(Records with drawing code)
################
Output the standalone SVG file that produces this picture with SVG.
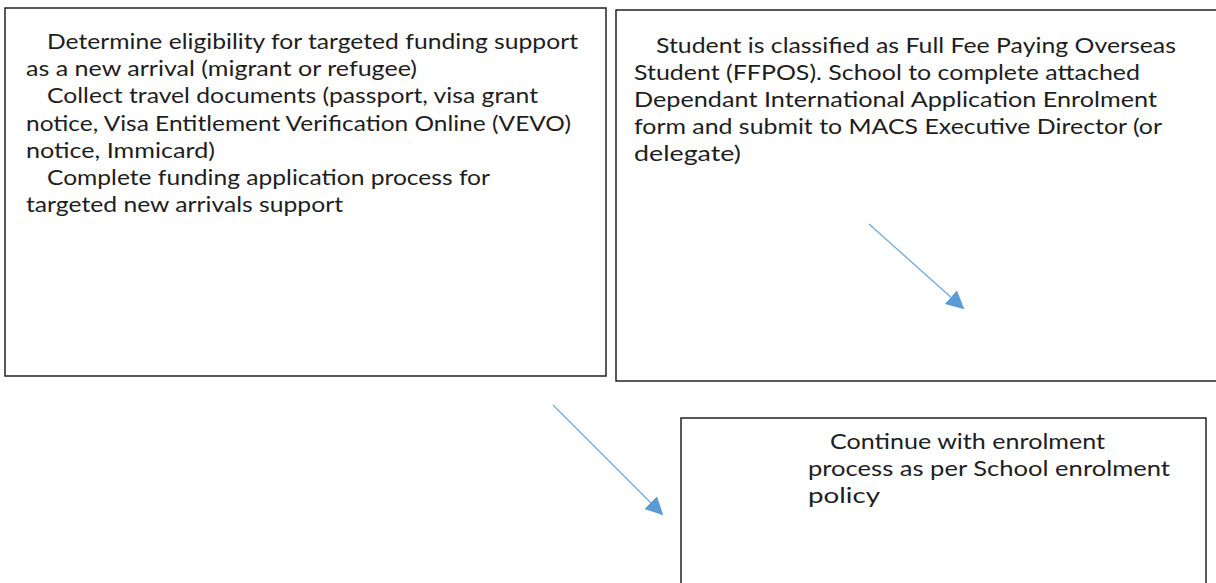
<svg xmlns="http://www.w3.org/2000/svg" width="1216" height="583" viewBox="0 0 1216 583">
<style>
.box{fill:#fff;stroke:#222;stroke-width:1.5}
.t{font-family:Lato,"Liberation Sans",sans-serif;font-size:20.5px;fill:#1e1e1e}
.conn{stroke:#6fa8dc;stroke-width:1.3;fill:none}
</style>
<defs>
<marker id="ah" viewBox="0 0 10 10" refX="9" refY="5" markerWidth="18" markerHeight="18" markerUnits="userSpaceOnUse" orient="auto">
<path d="M0,0 L10,5 L0,10 Z" fill="#5b9bd5"/>
</marker>
</defs>
<rect width="1216" height="583" fill="#fff"/>
<g id="node-eligibility">
<rect class="box" x="5" y="8" width="601" height="368"/>
<text class="t" x="47" y="49" textLength="531" lengthAdjust="spacingAndGlyphs">Determine eligibility for targeted funding support</text>
<text class="t" x="26" y="76" textLength="391" lengthAdjust="spacingAndGlyphs">as a new arrival (migrant or refugee)</text>
<text class="t" x="47" y="103" textLength="491" lengthAdjust="spacingAndGlyphs">Collect travel documents (passport, visa grant</text>
<text class="t" x="26" y="131" textLength="545" lengthAdjust="spacingAndGlyphs">notice, Visa Entitlement Verification Online (VEVO)</text>
<text class="t" x="26" y="158" textLength="189" lengthAdjust="spacingAndGlyphs">notice, Immicard)</text>
<text class="t" x="47" y="185" textLength="443" lengthAdjust="spacingAndGlyphs">Complete funding application process for</text>
<text class="t" x="26" y="212" textLength="317" lengthAdjust="spacingAndGlyphs">targeted new arrivals support</text>
</g>
<g id="node-ffpos">
<rect class="box" x="616" y="10" width="610" height="371"/>
<text class="t" x="656" y="53" textLength="520" lengthAdjust="spacingAndGlyphs">Student is classified as Full Fee Paying Overseas</text>
<text class="t" x="634" y="80" textLength="506" lengthAdjust="spacingAndGlyphs">Student (FFPOS). School to complete attached</text>
<text class="t" x="634" y="107" textLength="523" lengthAdjust="spacingAndGlyphs">Dependant International Application Enrolment</text>
<text class="t" x="634" y="134" textLength="528" lengthAdjust="spacingAndGlyphs">form and submit to MACS Executive Director (or</text>
<text class="t" x="634" y="161" textLength="107" lengthAdjust="spacingAndGlyphs">delegate)</text>
</g>
<g id="node-continue">
<rect class="box" x="681" y="418" width="525" height="190"/>
<text class="t" x="830" y="449" textLength="275" lengthAdjust="spacingAndGlyphs">Continue with enrolment</text>
<text class="t" x="808" y="476" textLength="362" lengthAdjust="spacingAndGlyphs">process as per School enrolment</text>
<text class="t" x="808" y="503" textLength="72" lengthAdjust="spacingAndGlyphs">policy</text>
</g>
<g id="connectors">
<line class="conn" x1="553" y1="405" x2="662" y2="514" marker-end="url(#ah)"/>
<line class="conn" x1="869" y1="224" x2="963" y2="308" marker-end="url(#ah)"/>
</g>
</svg>
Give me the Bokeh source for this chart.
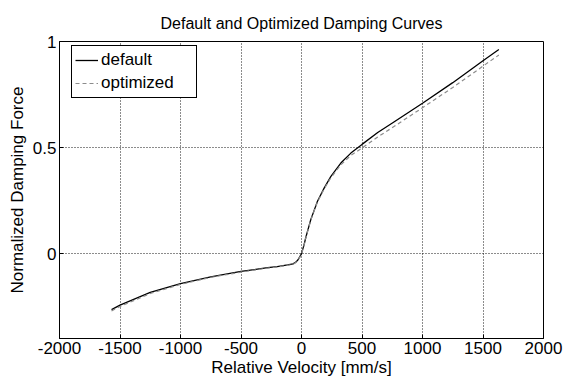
from bokeh.plotting import figure
from bokeh.models import Range1d, FixedTicker, Legend, LegendItem
from bokeh.embed import file_html
from bokeh.resources import INLINE

# ---- data ----
velocity = [-1570, -1500, -1250, -1000, -750, -500, -280, -200, -115, -70, -47, -30, -12,
            0, 10, 22, 35, 50, 77, 100, 132, 187, 243, 325, 408, 500, 630, 767, 1000,
            1250, 1500, 1631]
default_force = [-0.264, -0.243, -0.183, -0.141, -0.109, -0.084, -0.066, -0.061, -0.053,
                 -0.048, -0.040, -0.030, -0.013, 0.000, 0.020, 0.044, 0.075, 0.106, 0.161,
                 0.197, 0.247, 0.309, 0.364, 0.427, 0.474, 0.515, 0.571, 0.622, 0.709,
                 0.806, 0.909, 0.962]
optimized_force = [-0.270, -0.249, -0.188, -0.145, -0.112, -0.087, -0.068, -0.063, -0.055,
                   -0.050, -0.042, -0.032, -0.015, -0.002, 0.018, 0.042, 0.073, 0.104, 0.159,
                   0.195, 0.244, 0.305, 0.358, 0.419, 0.463, 0.498, 0.550, 0.600, 0.688,
                   0.783, 0.884, 0.936]

x_ticks = [-2000, -1500, -1000, -500, 0, 500, 1000, 1500, 2000]
x_tick_labels = ["-2000", "-1500", "-1000", "-500", "0", "500", "1000", "1500", "2000"]
y_ticks = [0, 0.5, 1]
y_tick_labels = ["0", "0.5", "1"]

title_text = "Default and Optimized Damping Curves"
x_label = "Relative Velocity [mm/s]"
y_label = "Normalized Damping Force"
series_names = ["default", "optimized"]

FONT = "Liberation Sans"

p = figure(width=564, height=383, output_backend="svg", toolbar_location=None,
           x_range=Range1d(-2000, 2000), y_range=Range1d(-0.4, 1),
           min_border_left=59, min_border_right=21, min_border_top=41, min_border_bottom=45,
           title=title_text, x_axis_label=x_label, y_axis_label=y_label)
p.background_fill_color = "white"
p.border_fill_color = "white"
p.outline_line_color = "black"
p.outline_line_width = 1

p.title.text_font = FONT
p.title.text_font_size = "16px"
p.title.text_font_style = "normal"
p.title.align = "center"
p.title.text_color = "black"
p.title.standoff = 20

for ax in [p.xaxis[0], p.yaxis[0]]:
    ax.axis_label_text_font = FONT
    ax.axis_label_text_font_size = "17px"
    ax.axis_label_text_font_style = "normal"
    ax.axis_label_text_color = "black"
    ax.major_label_text_font = FONT
    ax.major_label_text_font_size = "17px"
    ax.major_label_text_color = "black"
    ax.axis_line_color = "black"
    ax.major_tick_line_color = "black"
    ax.major_tick_in = 4
    ax.major_tick_out = 0
    ax.minor_tick_line_color = None

p.xaxis[0].ticker = FixedTicker(ticks=x_ticks)
p.yaxis[0].ticker = FixedTicker(ticks=y_ticks)
p.xaxis[0].major_label_overrides = {t: s for t, s in zip(x_ticks, x_tick_labels)}
p.yaxis[0].major_label_overrides = {t: s for t, s in zip(y_ticks, y_tick_labels)}
p.xaxis[0].major_label_standoff = 3
p.yaxis[0].major_label_standoff = 3
p.xaxis[0].axis_label_standoff = 1
p.yaxis[0].axis_label_standoff = 3

p.xgrid.ticker = FixedTicker(ticks=x_ticks)
p.ygrid.ticker = FixedTicker(ticks=y_ticks)
for g in [p.xgrid[0], p.ygrid[0]]:
    g.grid_line_color = "black"
    g.grid_line_dash = "1 2"
    g.grid_line_width = 1
    g.grid_line_alpha = 0.9

r_def = p.line(velocity, default_force, line_color="black", line_width=1.3)
r_opt = p.line(velocity, optimized_force, line_color="#8c8c8c", line_width=1.2,
               line_dash="4 3")

legend = Legend(items=[LegendItem(label=series_names[0], renderers=[r_def]),
                       LegendItem(label=series_names[1], renderers=[r_opt])],
                location=(12, 240))
legend.label_text_font = FONT
legend.label_text_font_size = "17px"
legend.label_text_color = "black"
legend.border_line_color = "black"
legend.border_line_width = 1
legend.border_line_alpha = 1
legend.background_fill_color = "white"
legend.background_fill_alpha = 1
legend.padding = 3
legend.spacing = 1
legend.margin = 0
legend.glyph_width = 23
legend.glyph_height = 22
legend.label_height = 22
legend.label_width = 92
legend.label_standoff = 3
p.add_layout(legend, "center")

open("out.html", "w").write(file_html(p, INLINE))
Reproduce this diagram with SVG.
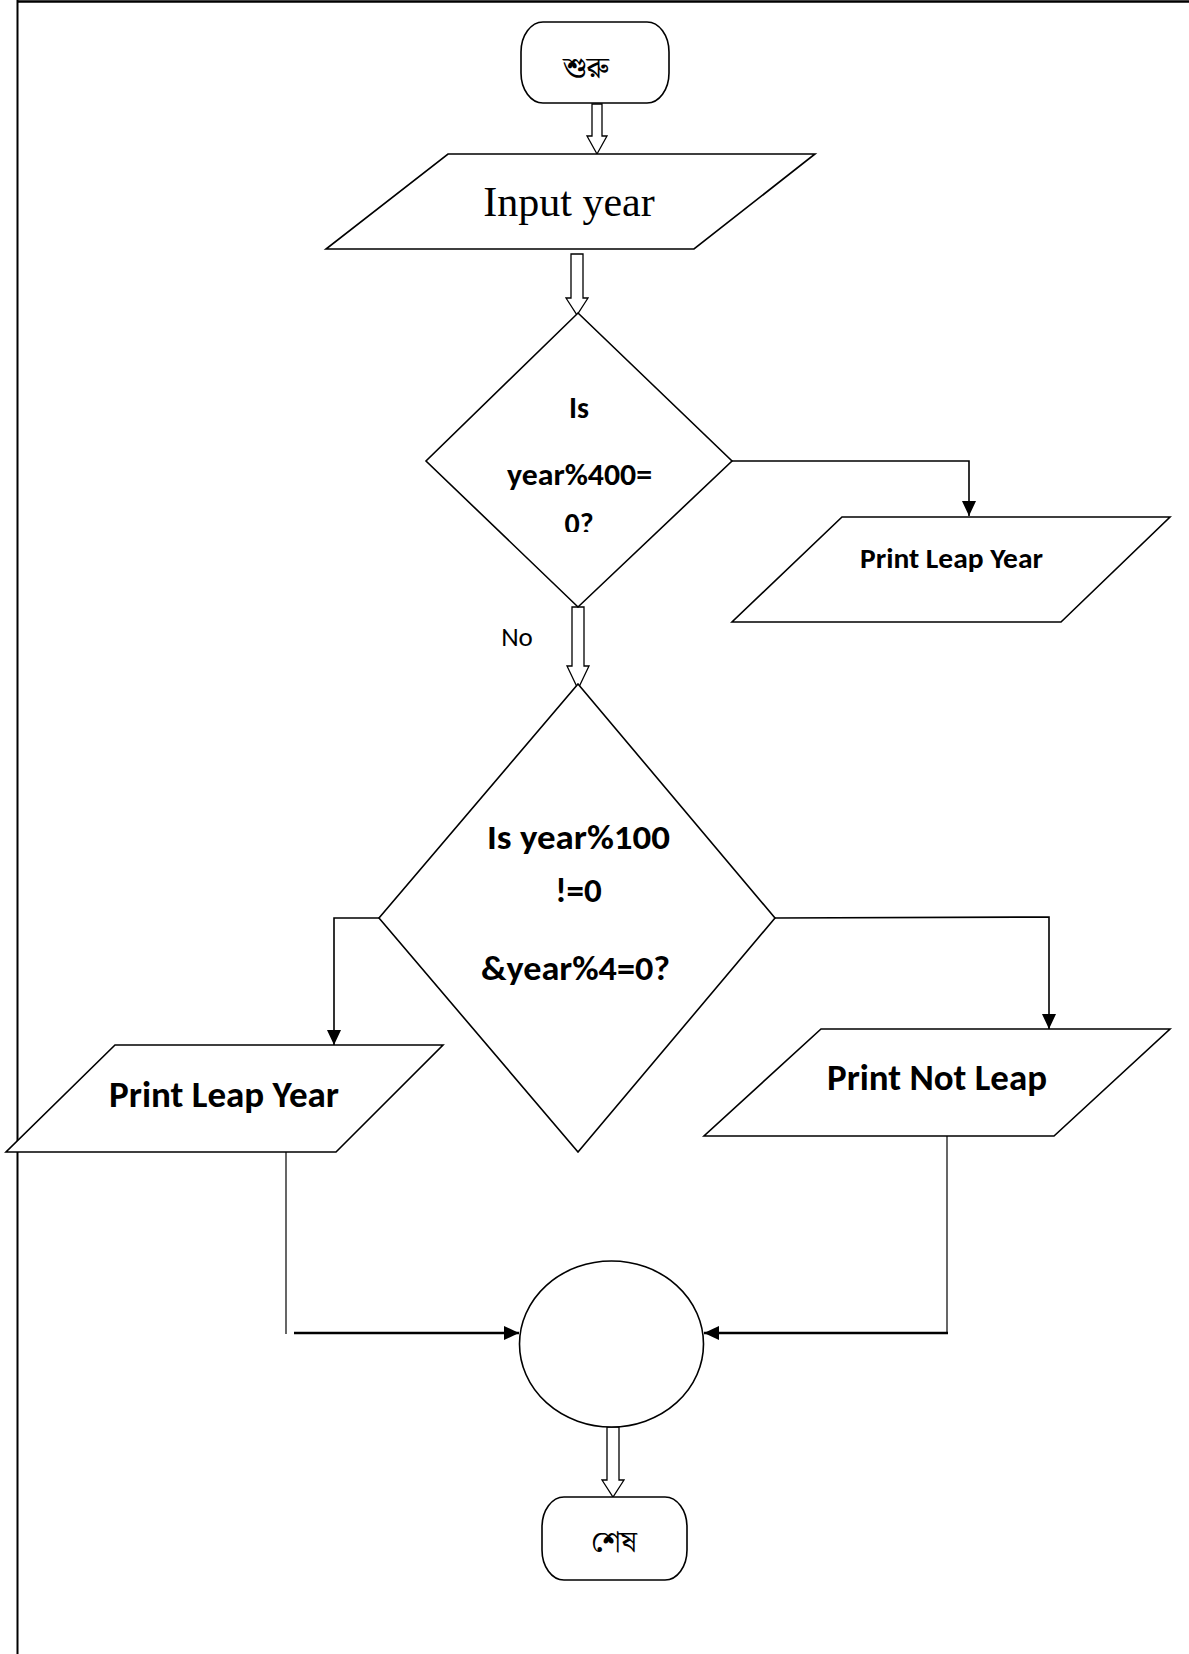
<svg xmlns="http://www.w3.org/2000/svg" width="1189" height="1654" viewBox="0 0 1189 1654">
<style>
.shape{fill:#fff;stroke:#000;stroke-width:1.6}
.hollow{fill:#fff;stroke:#000;stroke-width:1.3;stroke-linejoin:miter}
.conn{fill:none;stroke:#000;stroke-width:1.6}
.thin{fill:none;stroke:#000;stroke-width:1.2}
.thick{fill:none;stroke:#000;stroke-width:2.6}
.lbl{font-family:Carlito,Lato,"Open Sans","Liberation Sans",sans-serif;font-weight:bold;fill:#000;text-anchor:middle}
.reg{font-family:Carlito,Lato,"Open Sans","Liberation Sans",sans-serif;fill:#000;text-anchor:middle}
.bn{font-family:"Noto Serif Bengali","Noto Sans Bengali","Lohit Bengali",Vrinda,"Noto Sans",serif;fill:#000;text-anchor:middle}
</style>
<defs>
<marker id="ah" markerUnits="userSpaceOnUse" markerWidth="16" markerHeight="14" refX="15" refY="7" orient="auto">
<path d="M0,0 L15,7 L0,14 z" fill="#000"/>
</marker>
<clipPath id="clipD1"><rect x="420" y="300" width="320" height="232"/></clipPath>
</defs>
<rect x="0" y="0" width="1189" height="1654" fill="#fff"/>
<g id="page-border">
<line x1="17" y1="1.5" x2="1189" y2="1.5" stroke="#000" stroke-width="2.5"/>
<line x1="17.5" y1="0" x2="17.5" y2="1654" stroke="#000" stroke-width="2"/>
</g>
<g id="connectors">
<path class="hollow" d="M592,104 L602,104 L602,136 L607,136 L597,154 L587,136 L592,136 Z"/>
<path class="hollow" d="M571,254 L583,254 L583,298 L588,298 L577,315 L566,298 L571,298 Z"/>
<path class="hollow" d="M572,607 L584,607 L584,666 L589,666 L578,689 L567,666 L572,666 Z"/>
<path class="hollow" d="M607,1427 L619,1427 L619,1480 L624,1480 L613,1497 L602,1480 L607,1480 Z"/>
<polyline class="conn" points="732,461 969,461 969,516" marker-end="url(#ah)"/>
<polyline class="conn" points="379,918 334,918 334,1045" marker-end="url(#ah)"/>
<polyline class="conn" points="775,918 1049,917 1049,1029" marker-end="url(#ah)"/>
<line class="thin" x1="286" y1="1152" x2="286" y2="1334"/>
<line class="thick" x1="294" y1="1333" x2="519" y2="1333" marker-end="url(#ah)"/>
<line class="thin" x1="947" y1="1136" x2="947" y2="1334"/>
<line class="thick" x1="948" y1="1333" x2="704" y2="1333" marker-end="url(#ah)"/>
</g>
<g id="start">
<rect class="shape" x="521" y="22" width="148" height="81" rx="22" ry="30"/>
<text class="bn" x="586" y="78" font-size="30">শুরু</text>
</g>
<g id="input">
<polygon class="shape" points="448,154 815,154 694,249 326,249"/>
<text x="569" y="216" font-family="'Liberation Serif','Times New Roman',serif" font-size="42" text-anchor="middle">Input year</text>
</g>
<g id="decision1">
<polygon class="shape" points="578,313 732,461 578,607 426,461"/>
<g clip-path="url(#clipD1)">
<text class="lbl" x="579" y="418" font-size="30">Is</text>
<text class="lbl" x="579.5" y="485" font-size="30" textLength="145" lengthAdjust="spacingAndGlyphs">year%400=</text>
<text class="lbl" x="579" y="534" font-size="30">0?</text>
</g>
<text class="reg" x="517" y="646" font-size="27">No</text>
</g>
<g id="print-leap-1">
<polygon class="shape" points="842,517 1170,517 1061,622 732,622"/>
<text class="lbl" x="951.5" y="568" font-size="29" textLength="183" lengthAdjust="spacingAndGlyphs">Print Leap Year</text>
</g>
<g id="decision2">
<polygon class="shape" points="578,684 775,918 578,1152 379,918"/>
<text class="lbl" x="578.5" y="849" font-size="35" textLength="183" lengthAdjust="spacingAndGlyphs">Is year%100</text>
<text class="lbl" x="578.5" y="902" font-size="35">!=0</text>
<text class="lbl" x="575.5" y="980" font-size="35" textLength="189" lengthAdjust="spacingAndGlyphs">&amp;year%4=0?</text>
</g>
<g id="print-leap-2">
<polygon class="shape" points="115,1045 443,1045 336,1152 6,1152"/>
<text class="lbl" x="224" y="1107" font-size="36" textLength="230" lengthAdjust="spacingAndGlyphs">Print Leap Year</text>
</g>
<g id="print-not-leap">
<polygon class="shape" points="821,1029 1170,1029 1054,1136 704,1136"/>
<text class="lbl" x="937" y="1090" font-size="36" textLength="220" lengthAdjust="spacingAndGlyphs">Print Not Leap</text>
</g>
<g id="connector-circle">
<ellipse class="shape" cx="611.5" cy="1344" rx="92" ry="83"/>
</g>
<g id="end">
<rect class="shape" x="542" y="1497" width="145" height="83" rx="22" ry="30"/>
<text class="bn" x="614" y="1552" font-size="30">শেষ</text>
</g>
</svg>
################
_The exercise_: Reproduce the entries exactly, from the line with "Give me the Bokeh source for this chart." to the line with "p.outline_line_width = 1", both lines included, keeping no pictures.

_Answer for this exercise_:
Give me the Bokeh source for this chart.
from bokeh.plotting import figure
from bokeh.models import Range1d, FixedTicker, Legend, LegendItem
from bokeh.embed import file_html
from bokeh.resources import INLINE

# ---- data ----
velocity = [-1570, -1500, -1250, -1000, -750, -500, -280, -200, -115, -70, -47, -30, -12,
            0, 10, 22, 35, 50, 77, 100, 132, 187, 243, 325, 408, 500, 630, 767, 1000,
            1250, 1500, 1631]
default_force = [-0.264, -0.243, -0.183, -0.141, -0.109, -0.084, -0.066, -0.061, -0.053,
                 -0.048, -0.040, -0.030, -0.013, 0.000, 0.020, 0.044, 0.075, 0.106, 0.161,
                 0.197, 0.247, 0.309, 0.364, 0.427, 0.474, 0.515, 0.571, 0.622, 0.709,
                 0.806, 0.909, 0.962]
optimized_force = [-0.270, -0.249, -0.188, -0.145, -0.112, -0.087, -0.068, -0.063, -0.055,
                   -0.050, -0.042, -0.032, -0.015, -0.002, 0.018, 0.042, 0.073, 0.104, 0.159,
                   0.195, 0.244, 0.305, 0.358, 0.419, 0.463, 0.498, 0.550, 0.600, 0.688,
                   0.783, 0.884, 0.936]

x_ticks = [-2000, -1500, -1000, -500, 0, 500, 1000, 1500, 2000]
x_tick_labels = ["-2000", "-1500", "-1000", "-500", "0", "500", "1000", "1500", "2000"]
y_ticks = [0, 0.5, 1]
y_tick_labels = ["0", "0.5", "1"]

title_text = "Default and Optimized Damping Curves"
x_label = "Relative Velocity [mm/s]"
y_label = "Normalized Damping Force"
series_names = ["default", "optimized"]

FONT = "Liberation Sans"

p = figure(width=564, height=383, output_backend="svg", toolbar_location=None,
           x_range=Range1d(-2000, 2000), y_range=Range1d(-0.4, 1),
           min_border_left=59, min_border_right=21, min_border_top=41, min_border_bottom=45,
           title=title_text, x_axis_label=x_label, y_axis_label=y_label)
p.background_fill_color = "white"
p.border_fill_color = "white"
p.outline_line_color = "black"
p.outline_line_width = 1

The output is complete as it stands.